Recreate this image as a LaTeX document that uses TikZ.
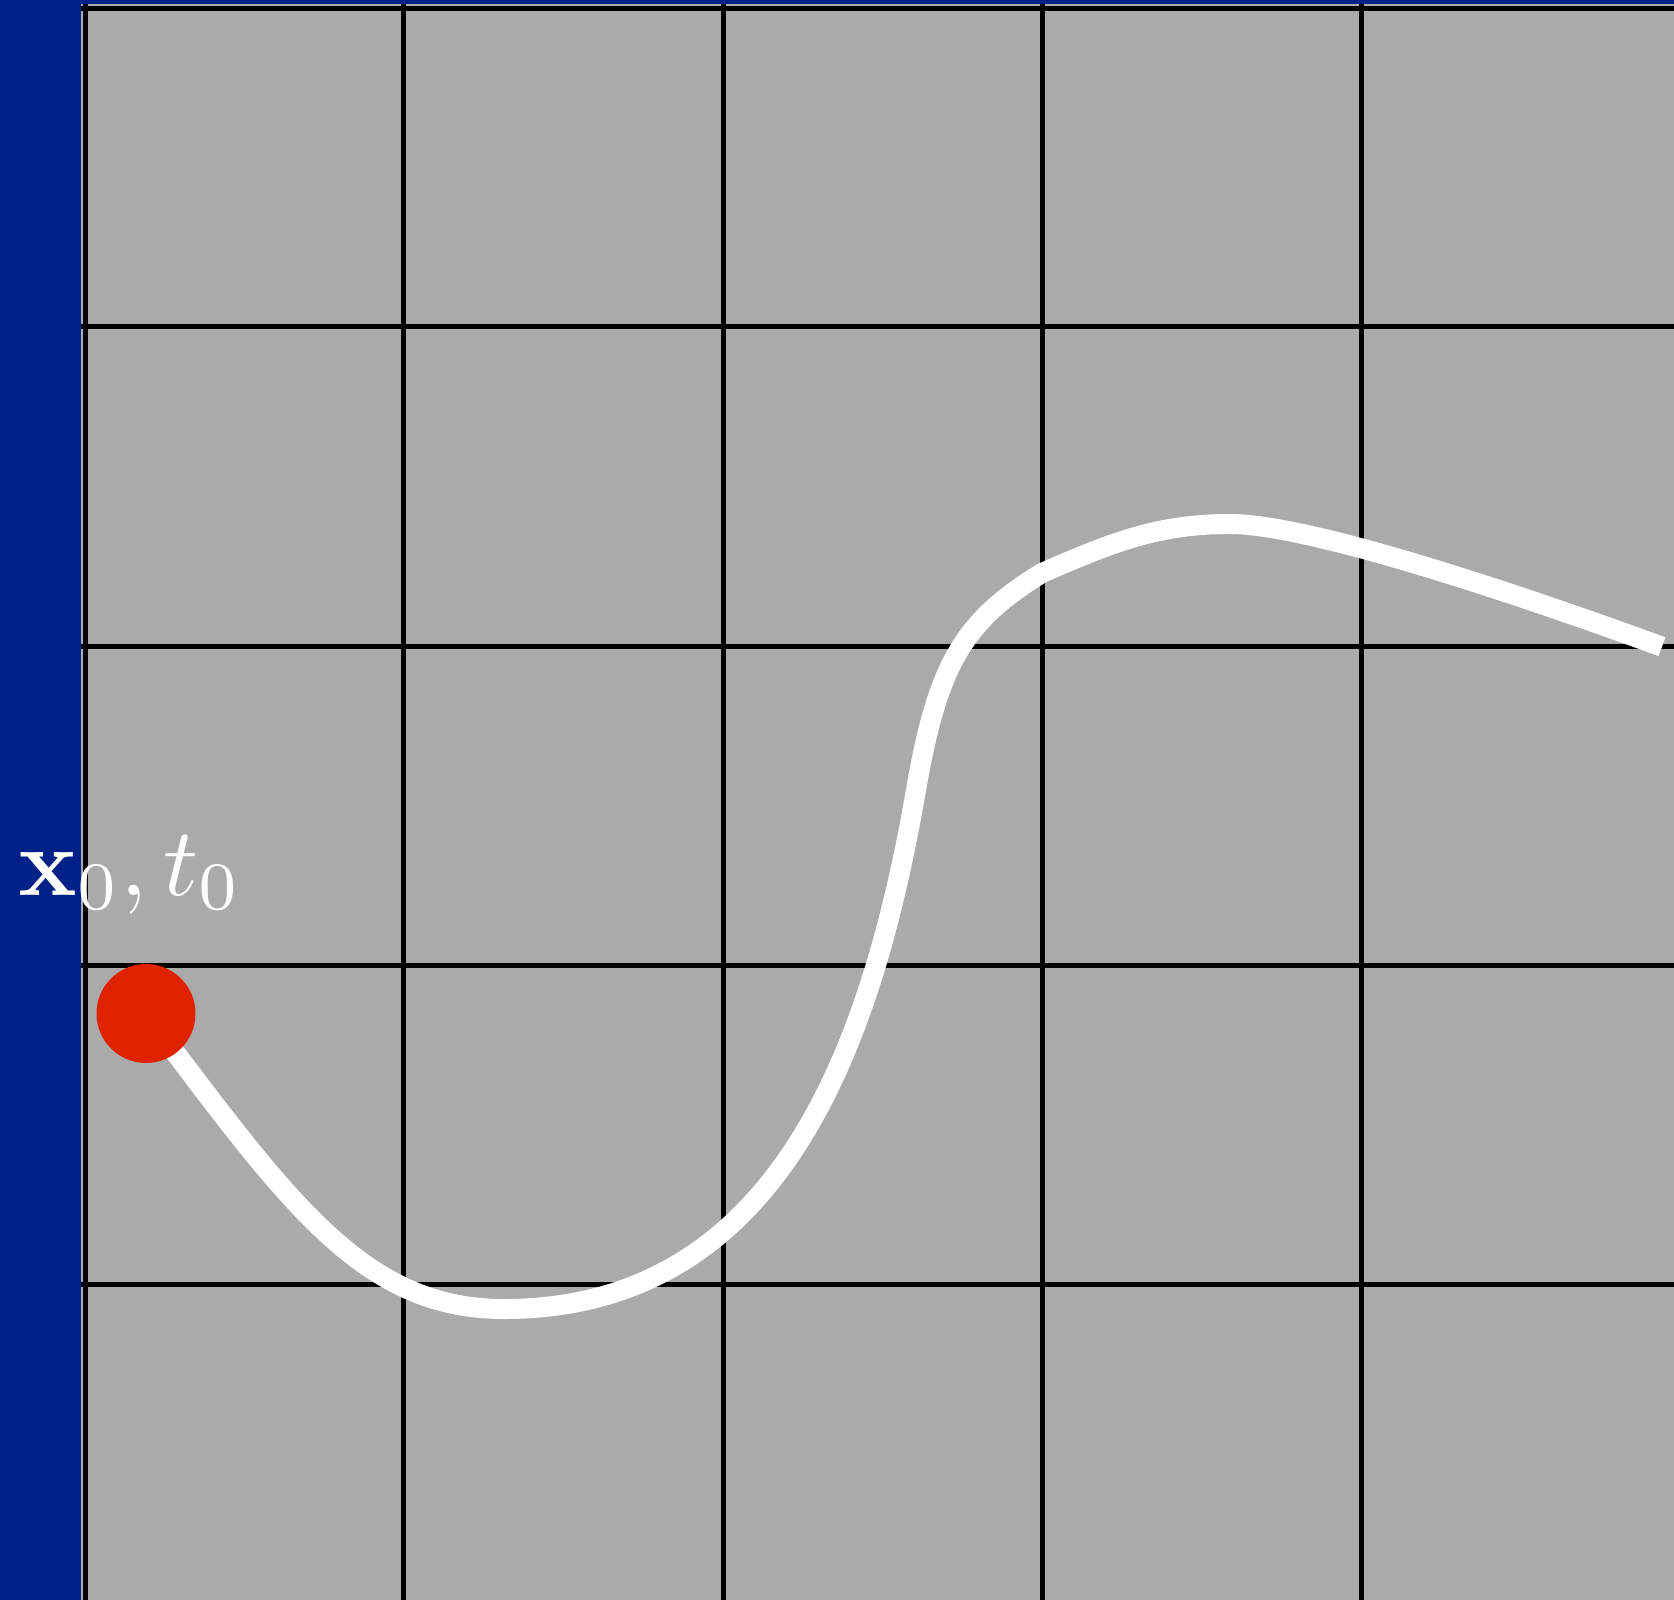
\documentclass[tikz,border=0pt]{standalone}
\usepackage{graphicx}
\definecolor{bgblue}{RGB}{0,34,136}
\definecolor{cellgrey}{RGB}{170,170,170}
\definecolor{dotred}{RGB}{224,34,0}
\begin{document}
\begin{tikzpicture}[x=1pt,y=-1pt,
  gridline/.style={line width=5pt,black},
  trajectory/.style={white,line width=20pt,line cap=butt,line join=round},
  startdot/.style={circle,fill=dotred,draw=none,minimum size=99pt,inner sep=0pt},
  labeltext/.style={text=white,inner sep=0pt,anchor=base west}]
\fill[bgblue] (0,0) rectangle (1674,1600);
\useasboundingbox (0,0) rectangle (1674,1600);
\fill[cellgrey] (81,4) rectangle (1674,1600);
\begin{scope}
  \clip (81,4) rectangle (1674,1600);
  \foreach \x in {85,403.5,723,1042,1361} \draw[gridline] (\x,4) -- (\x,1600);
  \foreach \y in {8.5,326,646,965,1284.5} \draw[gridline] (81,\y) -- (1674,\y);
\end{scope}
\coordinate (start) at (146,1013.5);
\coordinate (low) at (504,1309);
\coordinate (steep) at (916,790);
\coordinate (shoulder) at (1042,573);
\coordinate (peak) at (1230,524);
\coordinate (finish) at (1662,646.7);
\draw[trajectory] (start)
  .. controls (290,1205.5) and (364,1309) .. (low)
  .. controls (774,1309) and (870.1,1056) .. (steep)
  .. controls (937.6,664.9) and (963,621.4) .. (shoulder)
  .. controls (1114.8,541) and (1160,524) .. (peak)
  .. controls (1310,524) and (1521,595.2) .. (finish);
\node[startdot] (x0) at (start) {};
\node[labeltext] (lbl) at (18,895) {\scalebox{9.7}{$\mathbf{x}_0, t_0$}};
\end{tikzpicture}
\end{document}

» Request
Omit pictures; set down the rest of the material word for word.

» Written solution
Recreate this image as a LaTeX document that uses TikZ.
\documentclass[tikz,border=0pt]{standalone}
\usepackage{graphicx}
\definecolor{bgblue}{RGB}{0,34,136}
\definecolor{cellgrey}{RGB}{170,170,170}
\definecolor{dotred}{RGB}{224,34,0}
\begin{document}
\begin{tikzpicture}[x=1pt,y=-1pt,
  gridline/.style={line width=5pt,black},
  trajectory/.style={white,line width=20pt,line cap=butt,line join=round},
  startdot/.style={circle,fill=dotred,draw=none,minimum size=99pt,inner sep=0pt},
  labeltext/.style={text=white,inner sep=0pt,anchor=base west}]
\fill[bgblue] (0,0) rectangle (1674,1600);
\useasboundingbox (0,0) rectangle (1674,1600);
\fill[cellgrey] (81,4) rectangle (1674,1600);
\begin{scope}
  \clip (81,4) rectangle (1674,1600);
  \foreach \x in {85,403.5,723,1042,1361} \draw[gridline] (\x,4) -- (\x,1600);
  \foreach \y in {8.5,326,646,965,1284.5} \draw[gridline] (81,\y) -- (1674,\y);
\end{scope}
\coordinate (start) at (146,1013.5);
\coordinate (low) at (504,1309);
\coordinate (steep) at (916,790);
\coordinate (shoulder) at (1042,573);
\coordinate (peak) at (1230,524);
\coordinate (finish) at (1662,646.7);
\draw[trajectory] (start)
  .. controls (290,1205.5) and (364,1309) .. (low)
  .. controls (774,1309) and (870.1,1056) .. (steep)
  .. controls (937.6,664.9) and (963,621.4) .. (shoulder)
  .. controls (1114.8,541) and (1160,524) .. (peak)
  .. controls (1310,524) and (1521,595.2) .. (finish);
\node[startdot] (x0) at (start) {};
\node[labeltext] (lbl) at (18,895) {\scalebox{9.7}{$\mathbf{x}_0, t_0$}};
\end{tikzpicture}
\end{document}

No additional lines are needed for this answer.